*DIRECTION:*
Give only the count of lines containing "document".

┄┄┄┄┄┄

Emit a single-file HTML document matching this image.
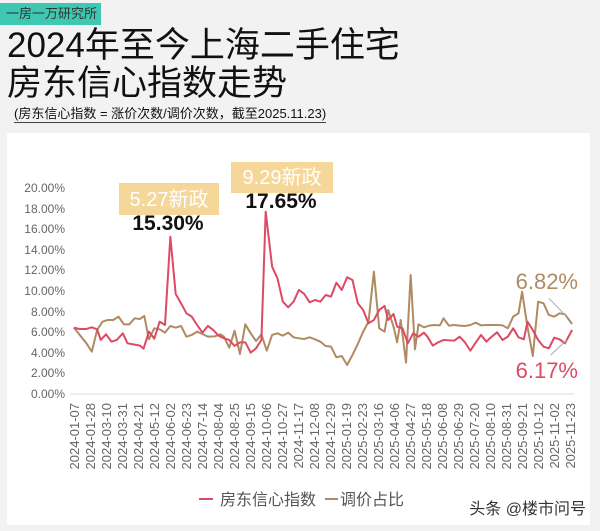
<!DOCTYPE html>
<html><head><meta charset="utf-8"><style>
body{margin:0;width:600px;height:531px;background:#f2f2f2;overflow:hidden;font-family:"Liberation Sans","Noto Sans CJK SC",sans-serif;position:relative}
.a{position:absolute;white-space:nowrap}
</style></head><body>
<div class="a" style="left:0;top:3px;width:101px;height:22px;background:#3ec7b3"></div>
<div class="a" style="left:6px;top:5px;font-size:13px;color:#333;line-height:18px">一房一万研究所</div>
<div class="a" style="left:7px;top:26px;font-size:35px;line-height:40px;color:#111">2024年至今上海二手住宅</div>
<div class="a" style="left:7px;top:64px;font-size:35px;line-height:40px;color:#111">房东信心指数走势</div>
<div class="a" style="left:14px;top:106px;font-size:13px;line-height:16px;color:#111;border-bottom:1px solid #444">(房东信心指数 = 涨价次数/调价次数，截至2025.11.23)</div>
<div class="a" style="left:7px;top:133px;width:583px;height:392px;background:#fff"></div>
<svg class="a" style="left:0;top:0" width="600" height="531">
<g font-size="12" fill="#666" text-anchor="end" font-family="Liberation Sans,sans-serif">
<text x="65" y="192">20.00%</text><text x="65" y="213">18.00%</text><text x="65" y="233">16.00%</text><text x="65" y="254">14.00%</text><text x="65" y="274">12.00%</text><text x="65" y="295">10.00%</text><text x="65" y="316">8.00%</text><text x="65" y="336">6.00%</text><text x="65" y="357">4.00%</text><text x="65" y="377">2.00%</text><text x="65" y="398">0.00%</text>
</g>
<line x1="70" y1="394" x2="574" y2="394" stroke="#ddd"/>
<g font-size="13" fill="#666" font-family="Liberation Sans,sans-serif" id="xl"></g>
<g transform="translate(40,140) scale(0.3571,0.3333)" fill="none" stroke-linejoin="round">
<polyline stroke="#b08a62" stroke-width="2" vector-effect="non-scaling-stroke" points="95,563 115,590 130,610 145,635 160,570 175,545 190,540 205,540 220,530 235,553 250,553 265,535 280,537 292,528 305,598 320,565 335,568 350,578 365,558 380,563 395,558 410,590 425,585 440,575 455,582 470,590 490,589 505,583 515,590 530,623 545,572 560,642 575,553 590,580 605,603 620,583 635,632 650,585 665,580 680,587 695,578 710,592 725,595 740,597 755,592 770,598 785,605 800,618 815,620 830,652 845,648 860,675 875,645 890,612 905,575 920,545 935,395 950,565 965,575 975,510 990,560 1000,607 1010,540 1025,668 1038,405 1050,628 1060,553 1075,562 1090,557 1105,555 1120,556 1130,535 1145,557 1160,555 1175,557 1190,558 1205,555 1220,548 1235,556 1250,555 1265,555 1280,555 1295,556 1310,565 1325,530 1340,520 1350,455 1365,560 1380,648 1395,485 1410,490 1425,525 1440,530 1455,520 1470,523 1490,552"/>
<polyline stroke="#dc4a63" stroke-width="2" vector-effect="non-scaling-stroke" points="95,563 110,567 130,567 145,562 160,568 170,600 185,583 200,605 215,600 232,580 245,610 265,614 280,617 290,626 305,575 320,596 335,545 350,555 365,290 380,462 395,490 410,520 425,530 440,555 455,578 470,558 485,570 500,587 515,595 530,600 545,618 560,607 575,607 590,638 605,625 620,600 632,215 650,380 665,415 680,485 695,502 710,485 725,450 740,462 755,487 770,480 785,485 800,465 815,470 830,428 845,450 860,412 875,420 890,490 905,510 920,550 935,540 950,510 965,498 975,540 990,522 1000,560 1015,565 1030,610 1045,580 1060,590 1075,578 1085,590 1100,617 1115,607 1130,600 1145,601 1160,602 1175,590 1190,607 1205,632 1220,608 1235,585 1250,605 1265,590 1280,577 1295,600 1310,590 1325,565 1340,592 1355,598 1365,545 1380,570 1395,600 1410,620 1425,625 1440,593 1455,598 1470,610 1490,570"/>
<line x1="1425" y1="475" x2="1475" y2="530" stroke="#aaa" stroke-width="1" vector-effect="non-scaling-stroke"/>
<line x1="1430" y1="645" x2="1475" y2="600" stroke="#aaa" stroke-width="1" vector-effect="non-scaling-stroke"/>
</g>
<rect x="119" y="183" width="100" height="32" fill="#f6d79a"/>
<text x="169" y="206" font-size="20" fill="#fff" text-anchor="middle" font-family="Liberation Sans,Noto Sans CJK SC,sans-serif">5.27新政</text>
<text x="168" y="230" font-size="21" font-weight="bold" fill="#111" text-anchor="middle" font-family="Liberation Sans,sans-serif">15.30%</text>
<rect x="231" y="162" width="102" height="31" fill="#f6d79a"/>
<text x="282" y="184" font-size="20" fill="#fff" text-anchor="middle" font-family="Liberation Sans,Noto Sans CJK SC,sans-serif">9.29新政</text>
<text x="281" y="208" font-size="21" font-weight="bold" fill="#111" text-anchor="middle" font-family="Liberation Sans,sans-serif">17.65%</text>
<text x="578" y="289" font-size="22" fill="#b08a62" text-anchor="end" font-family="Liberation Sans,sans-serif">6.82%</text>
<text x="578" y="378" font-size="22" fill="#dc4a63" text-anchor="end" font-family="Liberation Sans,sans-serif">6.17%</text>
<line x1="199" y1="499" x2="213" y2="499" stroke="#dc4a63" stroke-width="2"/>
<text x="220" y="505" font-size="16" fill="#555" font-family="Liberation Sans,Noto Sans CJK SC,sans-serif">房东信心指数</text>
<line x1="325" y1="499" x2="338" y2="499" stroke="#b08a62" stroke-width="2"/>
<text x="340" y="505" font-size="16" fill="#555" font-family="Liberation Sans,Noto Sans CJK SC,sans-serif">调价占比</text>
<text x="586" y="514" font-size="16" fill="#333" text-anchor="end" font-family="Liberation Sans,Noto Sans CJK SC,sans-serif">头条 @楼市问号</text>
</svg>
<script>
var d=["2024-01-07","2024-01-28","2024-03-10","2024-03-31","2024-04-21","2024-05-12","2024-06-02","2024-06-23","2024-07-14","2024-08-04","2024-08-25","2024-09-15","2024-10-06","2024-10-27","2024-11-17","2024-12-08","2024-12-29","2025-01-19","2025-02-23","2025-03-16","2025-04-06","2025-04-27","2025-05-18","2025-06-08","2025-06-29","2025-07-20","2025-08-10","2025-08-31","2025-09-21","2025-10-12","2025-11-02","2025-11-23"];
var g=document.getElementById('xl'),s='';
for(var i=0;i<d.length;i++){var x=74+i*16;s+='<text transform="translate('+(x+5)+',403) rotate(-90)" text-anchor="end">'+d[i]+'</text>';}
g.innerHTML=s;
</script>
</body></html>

┄┄┄┄┄┄

*SOLUTION TO THIS PROBLEM:*
2